City Hall sure knows how to give the cold shoulder to pesky NYCHA tenants.
The social-justice nonprofit Community Voices Heard last week organized a mass call-in, urging residents demand a tenfold hike in funding to repair the city’s dilapidated public housing.
The group reports that City Hall responded by rerouting calls from NYCHA tenants to 311. At that point, the activists gave tenants the number to the Mayor’s Office of Intergovernmental Affairs — which quickly reacted by just letting calls go straight to voicemail.
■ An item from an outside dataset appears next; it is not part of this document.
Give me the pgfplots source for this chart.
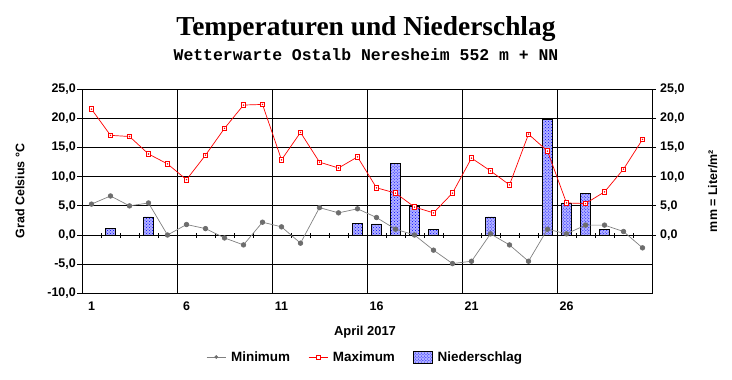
\documentclass[border=0pt]{standalone}
\usepackage{pgfplots}
\pgfplotsset{compat=1.18}
\usepackage{fontspec}
\setmainfont{Liberation Sans}
\newfontfamily\titlefont{Liberation Serif}
\newfontfamily\subfont{Liberation Mono}
\usetikzlibrary{patterns}
\definecolor{mingray}{RGB}{128,128,128}
\begin{document}
\begin{tikzpicture}
\useasboundingbox (0,0) rectangle (732bp,380bp);
\pgfplotsset{
  base/.style={scale only axis, width=570bp, height=204bp, at={(82bp,86.7bp)}, anchor=south west,
    xmin=0.5, xmax=30.5, ymin=-10, ymax=25},
  tl/.style={font=\bfseries\fontsize{12.5}{14}\selectfont},
}
% main axis
\begin{axis}[base,
  axis line style={line width=0.8bp, black},
  xtick={1,6,11,16,21,26},
  xticklabels={1,6,11,16,21,26},
  xtick style={draw=none},
  extra x ticks={5.5,10.5,15.5,20.5,25.5},
  extra x tick labels={},
  extra x tick style={grid=major, xtick style={draw=none}},
  ytick={-10,-5,0,5,10,15,20,25},
  yticklabels={{-10,0},{-5,0},{0,0},{5,0},{10,0},{15,0},{20,0},{25,0}},
  ytick pos=left,
  tick align=outside,
  major tick length=5bp,
  ytick style={line width=0.8bp, black},
  ymajorgrids,
  major grid style={line width=0.8bp, black},
  tick label style={tl},
  x tick label style={anchor=north, inner sep=0pt, yshift=-3bp},
  y tick label style={anchor=east, inner sep=0pt, xshift=-1bp},
  legend columns=3,
  legend style={at={(0.497,-0.3123)}, anchor=center, draw=none, fill=none,
    font=\bfseries\fontsize{13.5}{15}\selectfont,
    /tikz/every odd column/.append style={column sep=3bp},
    /tikz/every even column/.append style={column sep=16bp}},
]
% precipitation bars
\addplot[ybar, bar width=9.3bp, draw=black, line width=0.8bp, fill=blue!30!white,
  postaction={pattern=crosshatch dots, pattern color=blue}, forget plot]
  coordinates {(2,1.2)(4,3.1)(15,2.0)(16,1.9)(17,12.3)(18,4.9)(19,1.0)
               (22,3.1)(25,19.9)(26,5.5)(27,7.2)(28,1.0)};
% small ticks on zero line
\pgfplotsinvokeforeach{1.5,2.5,...,29.5}{
  \draw[line width=0.8bp, black] ([yshift=-2.5bp]axis cs:#1,0) -- ([yshift=2.5bp]axis cs:#1,0);
}
% minimum
\addplot[color=mingray, line width=0.7bp, mark=*, mark size=2.3bp,
  mark options={fill=mingray!85!black, draw=mingray!85!black}, forget plot]
  coordinates {(1,5.3)(2,6.7)(3,5.0)(4,5.5)(5,0.0)(6,1.8)(7,1.1)(8,-0.5)(9,-1.7)(10,2.2)
               (11,1.4)(12,-1.4)(13,4.7)(14,3.8)(15,4.5)(16,3.0)(17,1.0)(18,0.0)(19,-2.6)(20,-4.9)
               (21,-4.5)(22,0.2)(23,-1.7)(24,-4.5)(25,1.0)(26,0.2)(27,1.7)(28,1.7)(29,0.6)(30,-2.2)};
% maximum
\addplot[color=red, line width=0.7bp, mark=square*, mark size=2.3bp,
  mark options={fill=white, draw=red}, forget plot]
  coordinates {(1,21.6)(2,17.1)(3,16.9)(4,13.9)(5,12.2)(6,9.5)(7,13.7)(8,18.3)(9,22.3)(10,22.4)
               (11,12.9)(12,17.6)(13,12.5)(14,11.5)(15,13.4)(16,8.1)(17,7.2)(18,4.8)(19,3.8)(20,7.2)
               (21,13.2)(22,11.0)(23,8.6)(24,17.3)(25,14.4)(26,5.5)(27,5.4)(28,7.4)(29,11.3)(30,16.4)};
\addplot[only marks, mark=*, mark size=0.5bp, red, forget plot]
  coordinates {(1,21.6)(2,17.1)(3,16.9)(4,13.9)(5,12.2)(6,9.5)(7,13.7)(8,18.3)(9,22.3)(10,22.4)
               (11,12.9)(12,17.6)(13,12.5)(14,11.5)(15,13.4)(16,8.1)(17,7.2)(18,4.8)(19,3.8)(20,7.2)
               (21,13.2)(22,11.0)(23,8.6)(24,17.3)(25,14.4)(26,5.5)(27,5.4)(28,7.4)(29,11.3)(30,16.4)};
% legend
\addlegendimage{legend image code/.code={
  \draw[mingray, line width=0.7bp] (0bp,0bp) -- (19bp,0bp);
  \fill[mingray!85!black] (9.5bp,0bp) circle (1.7bp);}}
\addlegendentry{Minimum}
\addlegendimage{legend image code/.code={
  \draw[red, line width=0.8bp] (0bp,0bp) -- (19bp,0bp);
  \draw[red, line width=0.7bp, fill=white] (7.5bp,-2bp) rectangle (11.5bp,2bp);}}
\addlegendentry{Maximum}
\addlegendimage{legend image code/.code={\draw[draw=black, line width=0.8bp, fill=blue!30!white,
  postaction={pattern=crosshatch dots, pattern color=blue}] (0bp,-6bp) rectangle (19bp,6bp);}}
\addlegendentry{Niederschlag}
\end{axis}
% right axis
\begin{axis}[base,
  axis x line=none, axis y line*=right,
  axis line style={line width=0.8bp, black},
  ytick={0,5,10,15,20,25},
  yticklabels={{0,0},{5,0},{10,0},{15,0},{20,0},{25,0}},
  tick align=outside, major tick length=4bp,
  ytick style={line width=0.8bp, black},
  tick label style={tl},
  y tick label style={anchor=west, inner sep=0pt, xshift=4bp},
]
\end{axis}
% texts
\node[anchor=base, font=\titlefont\bfseries\fontsize{27.5}{30}\selectfont] at (366bp,344.3bp) {Temperaturen und Niederschlag};
\node[anchor=base, font=\subfont\bfseries\fontsize{16.5}{18}\selectfont] at (366bp,319.7bp) {Wetterwarte Ostalb Neresheim 552 m + NN};
\node[rotate=90, font=\bfseries\fontsize{12.5}{14}\selectfont] at (20bp,189bp) {Grad Celsius °C};
\node[rotate=90, font=\bfseries\fontsize{12.5}{14}\selectfont] at (712.7bp,189bp) {mm = Liter/m²};
\node[font=\bfseries\fontsize{13}{15}\selectfont] at (365bp,48.3bp) {April 2017};
\end{tikzpicture}
\end{document}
Way to show you care, City Hall.
Oh, Mayor de Blasio did put some help for NYCHA in his new budget: $200 million to upgrade aging boilers and heating systems at 20 projects.
But the renovations won’t finish before 2022. Bronx Borough President Ruben Diaz Jr. rightly called that “cold comfort for the tenants of NYCHA.”
All this, while the mayor continues to defend the agency’s chief, Shola Olatoye, while replacing other top NYCHA execs.
Yet, as we noted last week, his claims that Olatoye has worked miracles with her budget turn out to be utter bull.
For whatever reason, de Blasio’s plainly just hoping to hold on until angry tenants give up — which tells you plenty about how he truly feels about “the other New York.”